- **Task objective**
Pictures stay out of the copy. Please reproduce only the lines between the one holding "Rebuild this chart" and the one holding "9.34, 9.30, 9.10];", inclusive.

---+---

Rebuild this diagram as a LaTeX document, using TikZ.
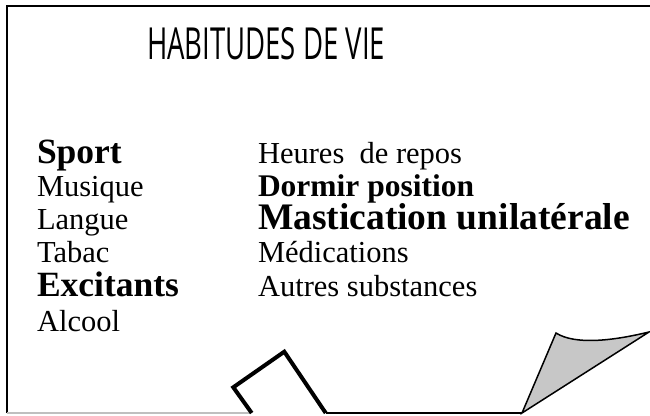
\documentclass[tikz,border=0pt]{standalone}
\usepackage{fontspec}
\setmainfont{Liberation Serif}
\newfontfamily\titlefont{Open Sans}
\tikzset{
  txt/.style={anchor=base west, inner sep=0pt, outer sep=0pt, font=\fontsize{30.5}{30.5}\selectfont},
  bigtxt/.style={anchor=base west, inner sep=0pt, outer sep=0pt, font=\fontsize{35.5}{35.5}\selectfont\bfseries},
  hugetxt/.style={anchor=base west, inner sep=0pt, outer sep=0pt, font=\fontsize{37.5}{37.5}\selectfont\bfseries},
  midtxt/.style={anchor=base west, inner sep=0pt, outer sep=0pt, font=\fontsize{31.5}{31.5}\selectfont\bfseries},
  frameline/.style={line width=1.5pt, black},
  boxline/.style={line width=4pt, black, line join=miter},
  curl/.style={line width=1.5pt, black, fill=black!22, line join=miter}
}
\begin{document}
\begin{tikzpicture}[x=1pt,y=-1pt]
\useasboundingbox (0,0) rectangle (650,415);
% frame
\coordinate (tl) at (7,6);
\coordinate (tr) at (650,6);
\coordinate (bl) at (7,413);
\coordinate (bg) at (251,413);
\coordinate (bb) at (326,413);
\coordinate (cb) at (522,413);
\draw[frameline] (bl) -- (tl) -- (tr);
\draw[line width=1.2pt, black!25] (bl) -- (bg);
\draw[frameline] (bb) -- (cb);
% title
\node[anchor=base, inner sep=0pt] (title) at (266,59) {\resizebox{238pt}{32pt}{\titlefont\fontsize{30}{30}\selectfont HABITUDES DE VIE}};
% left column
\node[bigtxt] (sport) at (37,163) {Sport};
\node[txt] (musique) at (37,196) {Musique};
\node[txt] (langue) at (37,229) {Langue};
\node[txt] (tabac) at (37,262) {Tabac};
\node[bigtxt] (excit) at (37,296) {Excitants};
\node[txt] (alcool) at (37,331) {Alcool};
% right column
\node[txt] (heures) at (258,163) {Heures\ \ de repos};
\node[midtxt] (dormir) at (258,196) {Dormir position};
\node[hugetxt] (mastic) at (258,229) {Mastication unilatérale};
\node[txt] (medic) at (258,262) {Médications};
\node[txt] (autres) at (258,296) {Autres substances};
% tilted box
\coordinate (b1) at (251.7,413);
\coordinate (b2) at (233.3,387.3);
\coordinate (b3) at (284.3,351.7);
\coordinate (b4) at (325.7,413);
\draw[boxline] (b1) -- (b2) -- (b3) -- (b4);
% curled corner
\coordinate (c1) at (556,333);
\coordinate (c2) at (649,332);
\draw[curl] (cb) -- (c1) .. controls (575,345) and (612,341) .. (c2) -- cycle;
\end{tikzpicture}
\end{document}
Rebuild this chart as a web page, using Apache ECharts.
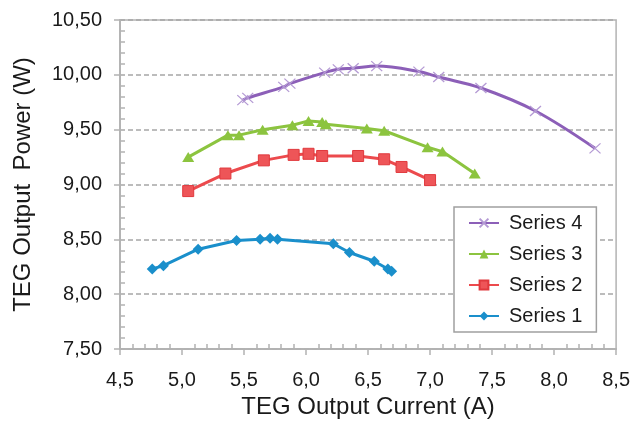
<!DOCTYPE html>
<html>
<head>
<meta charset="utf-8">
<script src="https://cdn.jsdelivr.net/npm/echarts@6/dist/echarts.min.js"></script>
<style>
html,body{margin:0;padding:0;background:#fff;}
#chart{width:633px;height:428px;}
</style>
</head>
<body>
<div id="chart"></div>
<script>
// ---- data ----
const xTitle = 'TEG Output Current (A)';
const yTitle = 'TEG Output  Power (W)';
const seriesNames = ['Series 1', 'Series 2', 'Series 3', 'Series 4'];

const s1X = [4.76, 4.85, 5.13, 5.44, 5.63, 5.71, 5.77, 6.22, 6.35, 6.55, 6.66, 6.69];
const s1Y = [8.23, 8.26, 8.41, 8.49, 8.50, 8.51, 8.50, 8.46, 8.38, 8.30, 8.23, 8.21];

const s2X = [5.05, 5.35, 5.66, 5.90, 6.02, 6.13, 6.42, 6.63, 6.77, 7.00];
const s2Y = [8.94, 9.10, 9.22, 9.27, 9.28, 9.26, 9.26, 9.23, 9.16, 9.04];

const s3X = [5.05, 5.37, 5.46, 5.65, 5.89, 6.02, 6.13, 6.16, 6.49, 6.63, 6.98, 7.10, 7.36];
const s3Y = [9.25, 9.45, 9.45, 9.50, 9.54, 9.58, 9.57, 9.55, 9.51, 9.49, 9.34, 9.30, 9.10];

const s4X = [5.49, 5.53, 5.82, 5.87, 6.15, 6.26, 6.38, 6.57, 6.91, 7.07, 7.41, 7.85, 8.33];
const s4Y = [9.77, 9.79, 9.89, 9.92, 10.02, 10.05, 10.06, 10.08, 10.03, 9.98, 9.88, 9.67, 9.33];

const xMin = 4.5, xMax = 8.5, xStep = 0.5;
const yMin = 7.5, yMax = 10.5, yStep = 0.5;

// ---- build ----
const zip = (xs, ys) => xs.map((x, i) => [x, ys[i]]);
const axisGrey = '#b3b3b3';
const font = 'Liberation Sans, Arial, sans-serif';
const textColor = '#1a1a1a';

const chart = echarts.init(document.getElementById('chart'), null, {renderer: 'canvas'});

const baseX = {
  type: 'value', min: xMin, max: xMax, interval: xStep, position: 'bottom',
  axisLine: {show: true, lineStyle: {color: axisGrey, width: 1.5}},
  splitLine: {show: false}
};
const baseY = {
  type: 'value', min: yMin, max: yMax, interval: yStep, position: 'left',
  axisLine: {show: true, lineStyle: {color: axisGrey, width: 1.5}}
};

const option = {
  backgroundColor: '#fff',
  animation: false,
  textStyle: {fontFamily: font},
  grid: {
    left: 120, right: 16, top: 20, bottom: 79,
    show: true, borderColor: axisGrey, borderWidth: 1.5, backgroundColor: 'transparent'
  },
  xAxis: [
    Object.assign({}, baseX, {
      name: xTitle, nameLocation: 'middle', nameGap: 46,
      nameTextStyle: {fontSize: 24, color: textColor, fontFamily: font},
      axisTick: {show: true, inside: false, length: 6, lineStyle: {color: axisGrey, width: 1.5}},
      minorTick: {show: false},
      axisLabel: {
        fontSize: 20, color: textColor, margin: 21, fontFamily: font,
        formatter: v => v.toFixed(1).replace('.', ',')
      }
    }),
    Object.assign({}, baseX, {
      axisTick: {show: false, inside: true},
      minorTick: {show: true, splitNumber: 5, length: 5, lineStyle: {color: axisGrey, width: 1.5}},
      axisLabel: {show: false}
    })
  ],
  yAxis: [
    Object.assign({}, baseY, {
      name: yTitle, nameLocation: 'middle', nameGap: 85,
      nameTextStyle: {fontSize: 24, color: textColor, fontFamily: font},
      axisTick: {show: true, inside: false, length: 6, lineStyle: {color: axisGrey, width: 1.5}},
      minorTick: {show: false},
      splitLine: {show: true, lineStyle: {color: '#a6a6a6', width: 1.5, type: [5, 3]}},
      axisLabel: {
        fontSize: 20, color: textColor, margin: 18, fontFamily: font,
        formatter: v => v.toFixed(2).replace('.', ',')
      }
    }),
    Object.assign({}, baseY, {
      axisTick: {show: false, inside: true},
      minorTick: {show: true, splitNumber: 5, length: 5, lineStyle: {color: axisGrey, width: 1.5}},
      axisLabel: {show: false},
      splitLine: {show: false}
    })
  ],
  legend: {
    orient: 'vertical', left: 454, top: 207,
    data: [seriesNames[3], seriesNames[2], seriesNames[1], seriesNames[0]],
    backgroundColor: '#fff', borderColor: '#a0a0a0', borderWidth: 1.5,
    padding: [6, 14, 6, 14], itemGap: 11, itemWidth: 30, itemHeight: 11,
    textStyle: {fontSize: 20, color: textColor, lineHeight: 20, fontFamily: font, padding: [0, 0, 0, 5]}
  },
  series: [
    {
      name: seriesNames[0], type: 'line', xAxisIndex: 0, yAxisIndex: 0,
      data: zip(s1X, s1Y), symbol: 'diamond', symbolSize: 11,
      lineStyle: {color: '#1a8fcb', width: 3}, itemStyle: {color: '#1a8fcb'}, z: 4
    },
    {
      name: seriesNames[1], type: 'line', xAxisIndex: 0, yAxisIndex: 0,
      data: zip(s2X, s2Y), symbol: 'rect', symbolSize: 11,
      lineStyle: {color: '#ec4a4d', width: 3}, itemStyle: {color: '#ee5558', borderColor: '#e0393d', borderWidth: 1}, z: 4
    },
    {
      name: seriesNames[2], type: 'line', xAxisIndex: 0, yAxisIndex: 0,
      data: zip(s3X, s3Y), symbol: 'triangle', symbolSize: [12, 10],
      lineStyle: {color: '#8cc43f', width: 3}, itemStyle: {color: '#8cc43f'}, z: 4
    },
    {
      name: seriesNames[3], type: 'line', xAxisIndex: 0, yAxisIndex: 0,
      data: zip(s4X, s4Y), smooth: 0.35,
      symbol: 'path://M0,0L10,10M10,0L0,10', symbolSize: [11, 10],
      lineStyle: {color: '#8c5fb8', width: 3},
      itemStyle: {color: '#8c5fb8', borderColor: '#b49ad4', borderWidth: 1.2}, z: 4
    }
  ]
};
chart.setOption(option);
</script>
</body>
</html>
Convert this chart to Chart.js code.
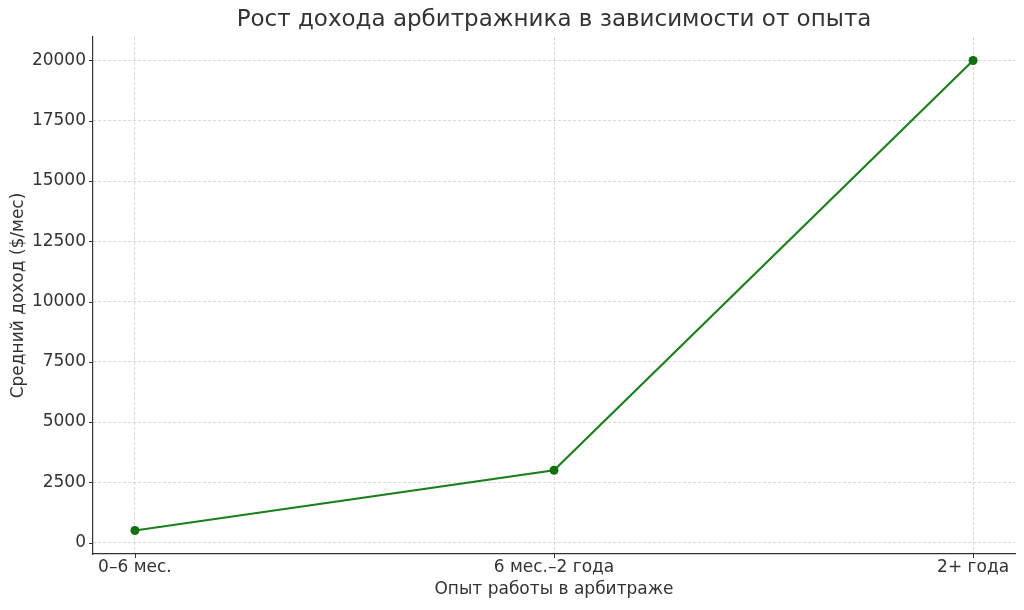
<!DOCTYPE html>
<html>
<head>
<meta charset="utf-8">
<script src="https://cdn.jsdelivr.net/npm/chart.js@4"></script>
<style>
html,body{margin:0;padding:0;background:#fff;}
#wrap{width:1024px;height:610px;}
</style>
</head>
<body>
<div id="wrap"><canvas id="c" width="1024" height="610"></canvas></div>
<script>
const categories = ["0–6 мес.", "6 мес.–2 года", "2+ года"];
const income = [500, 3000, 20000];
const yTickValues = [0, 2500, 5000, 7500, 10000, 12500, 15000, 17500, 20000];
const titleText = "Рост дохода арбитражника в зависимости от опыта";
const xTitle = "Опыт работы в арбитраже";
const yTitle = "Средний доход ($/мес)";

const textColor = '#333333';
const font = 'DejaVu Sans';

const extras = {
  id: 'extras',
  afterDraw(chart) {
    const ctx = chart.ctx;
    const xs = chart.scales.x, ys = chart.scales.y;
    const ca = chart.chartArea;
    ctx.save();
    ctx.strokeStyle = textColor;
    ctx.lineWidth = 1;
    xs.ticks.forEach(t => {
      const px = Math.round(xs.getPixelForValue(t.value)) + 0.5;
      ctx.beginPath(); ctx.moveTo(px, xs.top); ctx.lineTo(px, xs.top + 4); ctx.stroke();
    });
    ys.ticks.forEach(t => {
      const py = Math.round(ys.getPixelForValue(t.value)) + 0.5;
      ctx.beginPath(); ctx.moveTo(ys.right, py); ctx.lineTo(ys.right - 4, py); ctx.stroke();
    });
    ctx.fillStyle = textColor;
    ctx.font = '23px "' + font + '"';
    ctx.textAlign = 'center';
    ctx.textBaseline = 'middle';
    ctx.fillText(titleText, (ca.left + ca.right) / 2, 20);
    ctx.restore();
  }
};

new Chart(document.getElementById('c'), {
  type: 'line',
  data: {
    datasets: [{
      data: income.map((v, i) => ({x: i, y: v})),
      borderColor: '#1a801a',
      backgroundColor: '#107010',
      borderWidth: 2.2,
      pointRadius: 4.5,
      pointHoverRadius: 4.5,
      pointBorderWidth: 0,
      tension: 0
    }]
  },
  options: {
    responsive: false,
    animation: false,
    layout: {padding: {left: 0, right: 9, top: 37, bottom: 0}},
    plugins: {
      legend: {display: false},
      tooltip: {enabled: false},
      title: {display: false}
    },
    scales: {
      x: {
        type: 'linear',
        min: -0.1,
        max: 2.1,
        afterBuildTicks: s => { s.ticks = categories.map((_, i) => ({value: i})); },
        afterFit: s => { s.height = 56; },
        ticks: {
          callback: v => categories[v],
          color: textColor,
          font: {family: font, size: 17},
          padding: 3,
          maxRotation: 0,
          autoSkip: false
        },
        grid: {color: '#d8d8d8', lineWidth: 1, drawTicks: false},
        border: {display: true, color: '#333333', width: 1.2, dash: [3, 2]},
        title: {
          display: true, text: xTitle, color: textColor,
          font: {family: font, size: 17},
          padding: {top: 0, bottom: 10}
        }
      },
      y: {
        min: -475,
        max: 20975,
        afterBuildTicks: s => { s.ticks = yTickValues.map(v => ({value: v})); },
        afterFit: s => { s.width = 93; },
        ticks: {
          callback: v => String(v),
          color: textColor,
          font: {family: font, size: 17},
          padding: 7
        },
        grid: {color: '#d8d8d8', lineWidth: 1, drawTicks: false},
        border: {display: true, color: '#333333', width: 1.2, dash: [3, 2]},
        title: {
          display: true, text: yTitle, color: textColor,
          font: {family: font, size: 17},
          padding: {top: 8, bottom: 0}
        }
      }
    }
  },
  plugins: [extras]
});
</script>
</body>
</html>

---+---

- **Output below**
Rebuild this chart as a web page, using Apache ECharts.
<!DOCTYPE html>
<html>
<head>
<meta charset="utf-8">
<script src="https://cdn.jsdelivr.net/npm/echarts@6/dist/echarts.min.js"></script>
<style>
html,body{margin:0;padding:0;background:#fff;}
#chart{width:633px;height:428px;}
</style>
</head>
<body>
<div id="chart"></div>
<script>
// ---- data ----
const xTitle = 'TEG Output Current (A)';
const yTitle = 'TEG Output  Power (W)';
const seriesNames = ['Series 1', 'Series 2', 'Series 3', 'Series 4'];

const s1X = [4.76, 4.85, 5.13, 5.44, 5.63, 5.71, 5.77, 6.22, 6.35, 6.55, 6.66, 6.69];
const s1Y = [8.23, 8.26, 8.41, 8.49, 8.50, 8.51, 8.50, 8.46, 8.38, 8.30, 8.23, 8.21];

const s2X = [5.05, 5.35, 5.66, 5.90, 6.02, 6.13, 6.42, 6.63, 6.77, 7.00];
const s2Y = [8.94, 9.10, 9.22, 9.27, 9.28, 9.26, 9.26, 9.23, 9.16, 9.04];

const s3X = [5.05, 5.37, 5.46, 5.65, 5.89, 6.02, 6.13, 6.16, 6.49, 6.63, 6.98, 7.10, 7.36];
const s3Y = [9.25, 9.45, 9.45, 9.50, 9.54, 9.58, 9.57, 9.55, 9.51, 9.49, 9.34, 9.30, 9.10];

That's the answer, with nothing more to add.